I was recently contacted by Stefan Mey, who interviewed Julian Assange. Assange, an Australian, is the spokesperson of Wikileaks. The interview makes for interesting reading. In discussing how Wikileaks is financed, Mey elicits some interesting comments on the controversial auction of Venezuelan government email that I’ve previously covered on this blog.

Back in September 2008, there was widespread discussion of a collection of 8000 diplomatic emails from the government of Venezuelan President Hugo Chavez that found its way to Wikileaks. They turn out to be from Hugo Chavez’ former speech writer, Freddy Balzan. At the time, Wikileaks tried to auction off access to the email messages to the highest bidder. The auction was ultimately cancelled.

Stefan Mey’s interview with Julian Assange was actually conducted in German English; English and German transcripts are available on Stefan’s blog. Below are some extracted comments regarding the Venezuelan email messages:


[Stefan Mey:] In Germany you made an exclusivity deal with two media companies, the Stern and Heise. Are you satisfied with these kind of deals?

[Julian Assange:] We did this in other countries before. Generally we have been satisfied. The problem is it takes too much time to manage. To make a contract, and to determine who should have the exclusivity. Someone can say, oh, we will do a good story. We are going to maximize the political impact. And then they won’t do it. How do we measure this?

You want to make sure that if you give them the exclusivity that they really do what they promise to do …

Yes. One thing that can’t be faked is how much money the pay. If you have an auction and a media organisation pays the most, then they are predicitng, that they will benefit the most from publishing the story. That is they will have the maximum number of readers. So this is a very good way to measure who should have the exclusivity. We tried to do it as an experiment in Venezuela .

Why Venezuela?

Because of the character of the document. We had 7.000 Emails from Freddy Balzan, he was Hugo Chavez’ former speech writer and also the former ambassador to Argentinia. We knew that this document would have this problem, that it was big and political important, therefore probably no one would write anything about it for the reason I just said.

What happened?

This auction proved to be a logistical nightmare. Media organisations wanted access to the material before they went to auction. So we would get them to sign non-disclosure agreements, chop up the material and release just every second page or every second sentence.That was too distracting to all the normal work we were doing, so that we said, forget it, we can’t do that.

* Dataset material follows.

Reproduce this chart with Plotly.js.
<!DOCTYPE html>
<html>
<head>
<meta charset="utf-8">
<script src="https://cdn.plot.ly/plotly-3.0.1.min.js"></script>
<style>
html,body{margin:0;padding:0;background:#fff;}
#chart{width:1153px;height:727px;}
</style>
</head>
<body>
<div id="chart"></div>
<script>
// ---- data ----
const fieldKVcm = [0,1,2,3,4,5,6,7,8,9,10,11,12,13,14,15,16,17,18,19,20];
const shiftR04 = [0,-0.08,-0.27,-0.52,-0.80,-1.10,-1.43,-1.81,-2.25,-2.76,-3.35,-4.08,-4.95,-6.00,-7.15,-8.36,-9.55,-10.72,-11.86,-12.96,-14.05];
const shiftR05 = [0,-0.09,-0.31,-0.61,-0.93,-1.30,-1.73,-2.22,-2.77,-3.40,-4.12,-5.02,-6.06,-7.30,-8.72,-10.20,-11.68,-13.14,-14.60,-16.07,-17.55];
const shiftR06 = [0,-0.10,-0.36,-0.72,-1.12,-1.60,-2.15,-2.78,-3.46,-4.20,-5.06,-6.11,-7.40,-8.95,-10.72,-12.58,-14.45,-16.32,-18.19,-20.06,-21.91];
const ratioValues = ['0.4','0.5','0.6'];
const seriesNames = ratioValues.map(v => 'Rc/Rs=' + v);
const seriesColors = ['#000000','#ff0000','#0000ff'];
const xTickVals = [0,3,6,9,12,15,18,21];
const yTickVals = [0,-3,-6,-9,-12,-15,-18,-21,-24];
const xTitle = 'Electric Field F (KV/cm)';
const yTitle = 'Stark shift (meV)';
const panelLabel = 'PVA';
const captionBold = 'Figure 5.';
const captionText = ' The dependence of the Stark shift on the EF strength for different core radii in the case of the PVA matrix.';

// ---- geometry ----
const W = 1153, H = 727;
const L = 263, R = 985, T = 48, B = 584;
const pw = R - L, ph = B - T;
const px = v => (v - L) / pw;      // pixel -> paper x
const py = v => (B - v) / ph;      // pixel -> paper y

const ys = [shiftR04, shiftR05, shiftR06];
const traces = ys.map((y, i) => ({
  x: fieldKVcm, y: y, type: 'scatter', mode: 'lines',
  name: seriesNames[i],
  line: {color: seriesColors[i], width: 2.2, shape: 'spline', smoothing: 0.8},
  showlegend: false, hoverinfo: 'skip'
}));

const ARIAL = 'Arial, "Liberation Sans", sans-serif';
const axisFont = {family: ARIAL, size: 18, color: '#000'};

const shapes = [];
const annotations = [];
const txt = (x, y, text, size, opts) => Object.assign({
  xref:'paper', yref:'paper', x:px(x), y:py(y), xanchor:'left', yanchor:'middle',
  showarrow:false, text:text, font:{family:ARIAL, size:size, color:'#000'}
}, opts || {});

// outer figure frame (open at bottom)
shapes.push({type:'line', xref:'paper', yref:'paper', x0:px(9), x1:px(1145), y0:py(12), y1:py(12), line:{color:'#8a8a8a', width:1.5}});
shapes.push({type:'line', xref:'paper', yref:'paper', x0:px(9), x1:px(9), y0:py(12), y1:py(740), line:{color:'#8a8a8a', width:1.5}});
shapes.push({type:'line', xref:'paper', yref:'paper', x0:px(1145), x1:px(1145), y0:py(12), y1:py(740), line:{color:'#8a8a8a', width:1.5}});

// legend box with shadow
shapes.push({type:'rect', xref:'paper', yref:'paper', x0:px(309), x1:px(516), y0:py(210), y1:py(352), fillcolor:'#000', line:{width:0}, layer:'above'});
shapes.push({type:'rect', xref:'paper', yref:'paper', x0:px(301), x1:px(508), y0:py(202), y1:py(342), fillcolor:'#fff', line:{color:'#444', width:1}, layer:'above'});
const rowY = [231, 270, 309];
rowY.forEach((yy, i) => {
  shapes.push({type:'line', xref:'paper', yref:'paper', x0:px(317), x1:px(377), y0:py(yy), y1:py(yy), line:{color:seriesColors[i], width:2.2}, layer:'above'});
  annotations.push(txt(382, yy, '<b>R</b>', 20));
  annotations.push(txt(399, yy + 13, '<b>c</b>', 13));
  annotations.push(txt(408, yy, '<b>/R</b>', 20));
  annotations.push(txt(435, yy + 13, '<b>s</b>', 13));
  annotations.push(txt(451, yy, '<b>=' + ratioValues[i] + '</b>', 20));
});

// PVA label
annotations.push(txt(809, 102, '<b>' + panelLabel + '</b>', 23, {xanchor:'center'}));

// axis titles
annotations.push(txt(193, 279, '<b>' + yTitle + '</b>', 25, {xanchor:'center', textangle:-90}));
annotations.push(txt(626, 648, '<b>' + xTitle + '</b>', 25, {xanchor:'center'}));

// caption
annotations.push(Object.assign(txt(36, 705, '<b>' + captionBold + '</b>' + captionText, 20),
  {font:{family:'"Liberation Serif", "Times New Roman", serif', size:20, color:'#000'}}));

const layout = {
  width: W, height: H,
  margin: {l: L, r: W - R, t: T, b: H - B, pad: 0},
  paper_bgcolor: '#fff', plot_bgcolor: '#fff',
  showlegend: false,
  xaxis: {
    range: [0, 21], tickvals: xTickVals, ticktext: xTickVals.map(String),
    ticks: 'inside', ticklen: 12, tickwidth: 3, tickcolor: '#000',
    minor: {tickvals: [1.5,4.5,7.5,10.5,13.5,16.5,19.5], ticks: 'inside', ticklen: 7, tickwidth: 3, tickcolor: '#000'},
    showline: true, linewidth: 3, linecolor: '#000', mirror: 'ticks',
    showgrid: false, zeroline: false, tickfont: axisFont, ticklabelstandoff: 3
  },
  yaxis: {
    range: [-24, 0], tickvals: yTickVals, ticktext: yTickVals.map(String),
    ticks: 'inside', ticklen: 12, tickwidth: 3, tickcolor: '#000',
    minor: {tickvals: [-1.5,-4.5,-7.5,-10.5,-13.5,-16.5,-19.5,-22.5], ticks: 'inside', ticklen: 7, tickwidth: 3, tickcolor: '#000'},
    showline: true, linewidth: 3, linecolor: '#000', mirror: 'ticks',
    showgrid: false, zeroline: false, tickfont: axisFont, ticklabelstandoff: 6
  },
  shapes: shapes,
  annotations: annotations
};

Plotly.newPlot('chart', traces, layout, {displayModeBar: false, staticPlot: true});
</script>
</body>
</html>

We just released the material as normal. And that’s precisely what happened: No one wrote anything at all about those 7.000 Emails. Even though 15 stories had appeared about the fact that we were holding the auction.

The experiment failed.

The experiment didn’t fail, the experiment taught us about what the burdens were. We would actually need a team of five or six people whose job was just to arrange these auctions.

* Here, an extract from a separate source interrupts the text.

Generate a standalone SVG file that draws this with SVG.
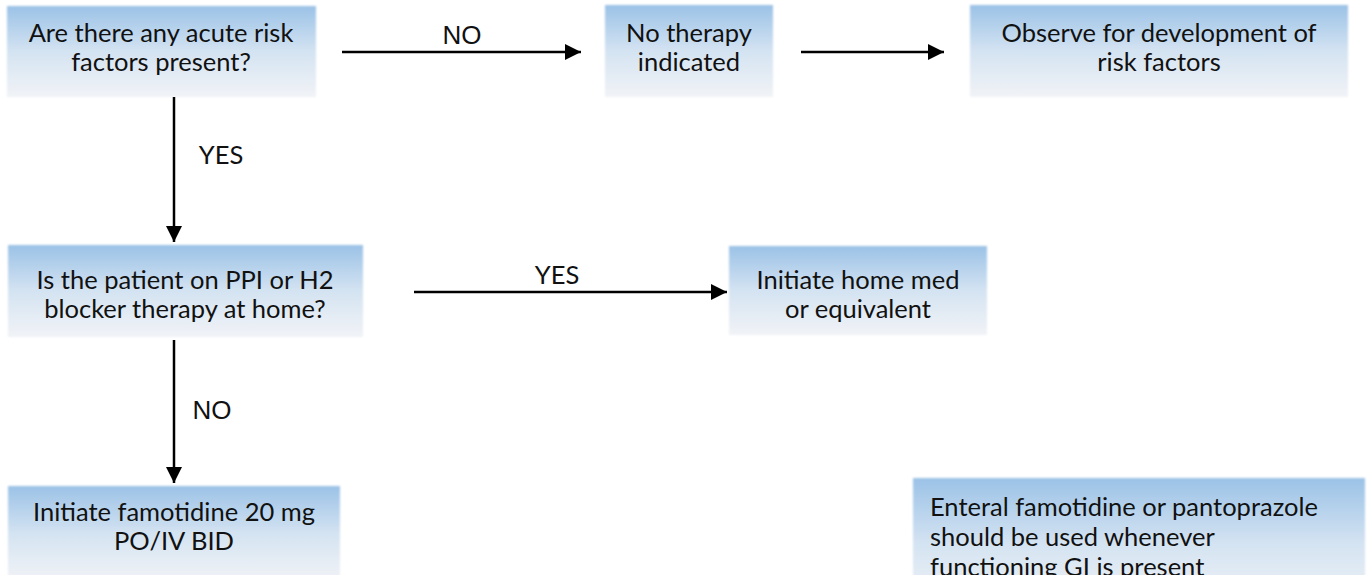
<svg xmlns="http://www.w3.org/2000/svg" width="1370" height="575" viewBox="0 0 1370 575">
<defs>
<linearGradient id="g" x1="0" y1="0" x2="0" y2="1">
<stop offset="0" stop-color="#9bc2e6"/>
<stop offset="0.5" stop-color="#d4e3f2"/>
<stop offset="1" stop-color="#f1f3f6"/>
</linearGradient>
<filter id="soft" x="-5%" y="-5%" width="110%" height="110%">
<feGaussianBlur stdDeviation="1"/>
</filter>
<marker id="ah" markerUnits="userSpaceOnUse" markerWidth="16" markerHeight="16" viewBox="0 0 16 16" refX="16" refY="8" orient="auto">
<path d="M0,0 L16,8 L0,16 Z" fill="#000"/>
</marker>
<style>
.box{fill:url(#g);filter:url(#soft);}
.t{font-family:Lato,"Liberation Sans",sans-serif;font-size:25.5px;fill:#111;text-anchor:middle;}
.tl{font-family:Lato,"Liberation Sans",sans-serif;font-size:25.5px;fill:#111;}
.lab{font-family:"Liberation Sans",Arial,sans-serif;font-size:26px;fill:#111;text-anchor:middle;}
.c{stroke:#000;stroke-width:2.5;fill:none;marker-end:url(#ah);}
</style>
</defs>
<g id="n1"><rect class="box" x="7" y="6" width="309" height="91"/>
<text class="t" x="161" y="42">Are there any acute risk</text>
<text class="t" x="161" y="71">factors present?</text></g>
<g id="n2"><rect class="box" x="605" y="5" width="168" height="92"/>
<text class="t" x="689" y="42">No therapy</text>
<text class="t" x="689" y="71">indicated</text></g>
<g id="n3"><rect class="box" x="970" y="5" width="378" height="92"/>
<text class="t" x="1159" y="42">Observe for development of</text>
<text class="t" x="1159" y="71">risk factors</text></g>
<g id="n4"><rect class="box" x="8" y="245" width="355" height="92"/>
<text class="t" x="185" y="289">Is the patient on PPI or H2</text>
<text class="t" x="185" y="318">blocker therapy at home?</text></g>
<g id="n5"><rect class="box" x="729" y="246" width="258" height="89"/>
<text class="t" x="858" y="289">Initiate home med</text>
<text class="t" x="858" y="318">or equivalent</text></g>
<g id="n6"><rect class="box" x="8" y="486" width="332" height="95"/>
<text class="t" x="174" y="521">Initiate famotidine 20 mg</text>
<text class="t" x="174" y="550">PO/IV BID</text></g>
<g id="n7"><rect class="box" x="913" y="478" width="452" height="130"/>
<text class="tl" x="930" y="516">Enteral famotidine or pantoprazole</text>
<text class="tl" x="930" y="546">should be used whenever</text>
<text class="tl" x="930" y="576">functioning GI is present</text></g>
<g id="connectors">
<line class="c" x1="342" y1="52" x2="581" y2="52"/>
<line class="c" x1="801" y1="52" x2="944" y2="52"/>
<line class="c" x1="174" y1="97" x2="174" y2="242"/>
<line class="c" x1="414" y1="292" x2="727" y2="292"/>
<line class="c" x1="174" y1="340" x2="174" y2="483"/>
<text class="lab" x="462" y="44">NO</text>
<text class="t" x="221" y="164">YES</text>
<text class="t" x="557" y="284">YES</text>
<text class="lab" x="212" y="419">NO</text>
</g>
</svg>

You plan to continue the auction idea in the future …

We plan to continue it, but we know it will take more resources. But if we persue that we will not do that for single documents. Instead we will do a subscription. This would be much simpler. We would only have the overhead of doing the auction stuff every three months or six months, not for every document.

So the exclusivity of the story will run out after three months?

No, there will be exclusivity in terms of different time windows in access to the material. As an example: there will be an auction for North America. And you will be ranked in the auction. The media organisation who bids most in the auction, would get access to it first, the one who bids second will get access to it second and so on. Media organisations would have a subscription to Wikileaks.

I haven’t ever actually seen the Venezuelan emails, but in the extract above, Assange seems to indicate that they were eventually made freely available from the Wikileaks site. The Wikileaks site is currently unavailable (though the page states it was to be available again after 11th Jan 2010), instead showing a page requesting funds from supporters, so I can’t confirm whether the emails are actually available for download from the site.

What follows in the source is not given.